The FBI has said it may be able to unlock the iPhone of San Bernandino terrorist Rizwan Farook without Apple's help.

Apple confirmed that a court hearing scheduled for today (Tuesday) was postponed at the request of the US Department of Justice (DoJ). The DoJ had previously ordered Apple to help the FBI in unlocking Farook's phone to assist its investigation.

According to a court filing, "an outside party" said it may have a way of getting access to the phone without needing Apple.

"Testing is required to determine whether it is a viable method that will not compromise data on Farook's iPhone," a court filing said.

"If the method is viable, it should eliminate the need for the assistance from Apple."
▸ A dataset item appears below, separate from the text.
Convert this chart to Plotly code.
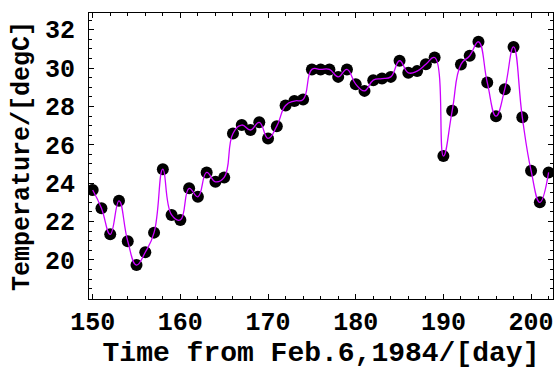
import plotly.graph_objects as go

days = list(range(150, 203))
temps = [23.64, 22.69, 21.33, 23.08, 20.97, 19.73, 20.40, 21.42, 24.73, 22.34,
         22.08, 23.73, 23.29, 24.56, 24.07, 24.30, 26.59, 27.03, 26.77, 27.17,
         26.33, 26.97, 28.05, 28.28, 28.36, 29.93, 29.93, 29.93, 29.54, 29.93,
         29.16, 28.81, 29.37, 29.45, 29.54, 30.38, 29.75, 29.84, 30.20, 30.55,
         25.41, 27.77, 30.19, 30.64, 31.37, 29.25, 27.49, 28.90, 31.10, 27.43,
         24.65, 23.00, 24.56]

x_ticks = [150, 160, 170, 180, 190, 200]
y_ticks = [20, 22, 24, 26, 28, 30, 32]

FONT = "Courier New, Liberation Mono, monospace"

fig = go.Figure()
fig.add_trace(go.Scatter(x=days, y=temps, mode="markers",
                         marker=dict(color="black", size=12), showlegend=False))
fig.add_trace(go.Scatter(x=days, y=temps, mode="lines",
                         line=dict(color="rgb(204,0,255)", width=1.3,
                                   shape="spline", smoothing=1.3),
                         showlegend=False))

axis_common = dict(showgrid=False, zeroline=False, showline=True, linecolor="black",
                   linewidth=1, mirror="allticks", ticks="inside", ticklen=5,
                   tickcolor="black", tickwidth=1,
                   tickfont=dict(family=FONT, size=25, color="black", weight="bold"))

fig.update_xaxes(range=[149.58, 202.5], tickvals=x_ticks, **axis_common,
                 minor=dict(dtick=2, ticklen=3, ticks="inside", tickcolor="black", tick0=150),
                 ticklabelstandoff=0,
                 title=dict(text="Time from Feb.6,1984/[day]", standoff=4,
                            font=dict(family=FONT, size=28, color="black", weight="bold")))
fig.update_yaxes(range=[17.96, 32.87], tickvals=y_ticks, **axis_common,
                 minor=dict(dtick=0.5, ticklen=3, ticks="inside", tickcolor="black", tick0=18),
                 ticklabelstandoff=8,
                 title=dict(text="Temperature/[degC]", standoff=8,
                            font=dict(family=FONT, size=25, color="black", weight="bold")))

fig.update_layout(width=558, height=374, plot_bgcolor="white", paper_bgcolor="white",
                  margin=dict(l=89, r=5, t=13, b=75))

fig.write_html("out.html", config={"displayModeBar": False},
               post_script="document.body.style.margin='0';document.body.style.overflow='hidden';")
Apple has so far stood its ground and refused to cooperate with the DoJ's court order, stressing that it would compromise the security and data of hundreds of millions of iPhone users around the world. Some of the world's biggest tech firms have given their support to Apple, with some even submitting an amicus brief - a document that allows parties that are not involved in a court case, but could be affected by its outcome, to have a say.

Earlier this month, Apple accused the DoJ of running a "smear campaign" against it, painting the tech giant as "evil" and "anti-American".

The legal battle centres around the iPhone of gunman Rizwan Farook, who killed 14 people and injured several others in California in December last year. The FBI wants access to his iPhone to support its investigation. iPhone have a security feature which deletes all files and data on the device if a passcode is incorrectly entered 10 times, if the user decides to use it. The FBI believes Farook used this feature.

The FBI wants two things from Apple. Firstly, it wants Apple to remove the 10 guess limit before data is deleted. And secondly, it wants Apple to help develop a method of automatically inputting thousands of possible combinations quickly.